The story we are thinking about today takes place when the Israelites are travelling through the desert and begin complaining that they are thirsty and hungry. For their hunger God supplied them with Quails and manna and we are told that they ate manna for the entire forty years of their wanderings. Water too was a problem and when the people arrived at Rephidim they are moaning about a lack of water. Here Moses was told by God to strike the rock of Horeb with his staff and water flowed out for the people to drink.
When God spoke to Moses out of the burning bush and commanded him to free the Israelites from slavery in Egypt his shepherds crook or staff became the embodiment of the power given to him by God.
So the children of Israel were at Rephidim and it was here that the Amalekite army came and attacked the Israelites. And it was at the battle at Rephidim that another well-known heroic figure Joshua, who eventually took over the leadership from Moses, appears to lead the people in fighting the Amalekites.
But Joshua and the Israelites cannot be victorious on their own; this message comes through time after time, unless God is on their side they cannot prevail. We have the wonderful picture of Moses standing on top of the hill with his staff of power in his hand holding his arms up. And as long as Moses holds his arms up that the Israelites are successful in their battle against the Amalekites. But Moses is a man and his arms become tired and as his arms drop so Joshua and the Israelite army begin to lose power and the Amalekites become more successful. Moses the great hero of the Old Testament, Moses with his staff of power given to him by God himself, Moses’ arms grow tired and begin to fall. We can imagine the scene as the watching Israelites realise what is happening, Moses is steadily tiring and as he becomes weaker the Amalekite army gains ascendance. God has done what he will do, Moses is doing everything that he can do with the power God has given him and it is not enough! What can be done, how is disaster to be averted?
And it is then that two men step up. Aaron we would expect he is Moses brother and has been helping and supporting him since the burning bush, but Hur is a complete unknown yet he too steps up. Again another fantastic picture, Moses being manoeuvred onto a rock and Aaron and Hur taking their places on either side of him steadying his hands, supporting his arms, until sunset.
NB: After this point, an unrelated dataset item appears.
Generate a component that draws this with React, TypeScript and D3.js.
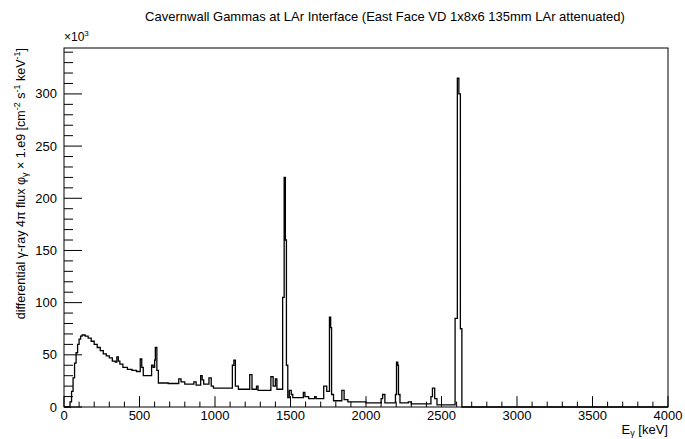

All day long, Moses with the staff of power from God supported by his brother Aaron and by Hur, making sure that the battle went their way, making sure that Gods purpose was fulfilled.
Too often we think of the leaders in the church of people like Angus, Jean, and Elizabeth as being like Moses, selected by God, like Moses with his staff they have been given their gifts by God and we expect them to be able to do it on their own. This passage tells us loud and clear that this is not the case. The people God chooses to set on the hill top cannot do it on their own, they are human they quickly become weak and tired and discouraged. They need support all day long, all the time, without this constant support then they will fail. And it is US they need, our help and our support, God needs us to step up so that his purpose for the world can be fulfilled.
And when we ask why is God not doing more in the world, why does evil prevail, why is there poverty and injustice, why do the wicked flourish then we need to think about this passage. For in order for God’s purpose to be fulfilled it not only takes strong and gifted leaders it takes every one of the rest of us taking seriously our supporting role.
As we think about that supporting role it is quite helpful to think about Hur. Hur the unknown, Hur the ordinary, perhaps we can all identify with Hur much more than we can identify with Moses and Aaron; they are the heroes, despite their flaws. Hur is the man or woman in the pew, nothing special just ordinary, and yet able and willing to step up. Hur didn’t hang back, he didn’t wait for someone else to do it, he didn’t spend time dithering and wondering if he should do it. He didn’t wonder what people would think of him for putting himself forward, he didn’t take time to weigh up the pros and cons or count the cost. He knew he wasn’t special yet he had the confidence to step up.
Or maybe Moses or Aaron looked round for someone who had proved themselves, someone who could be relied on to do their bit. Maybe Aaron said ‘come on Hur, I’ll take one arm you take the other.’ Whatever whether he did it off his own bat or whether he was asked Hur stepped up and saved the day. Sure, if Hur hadn’t done it someone else might have but we don’t know that all we know is Hur and Aaron did what was needed and enabled a good outcome.
And Jesus, God’s own son, of course he could have done it on his own, but he chose twelve feeble and fallible disciples and sent them out to spread his Kingdom throughout the world.
And God is still choosing the feeble and fallible as his disciples, he is choosing you and me and challenging us to step up so that his will will be done and his kingdom will come on earth as it is in heaven.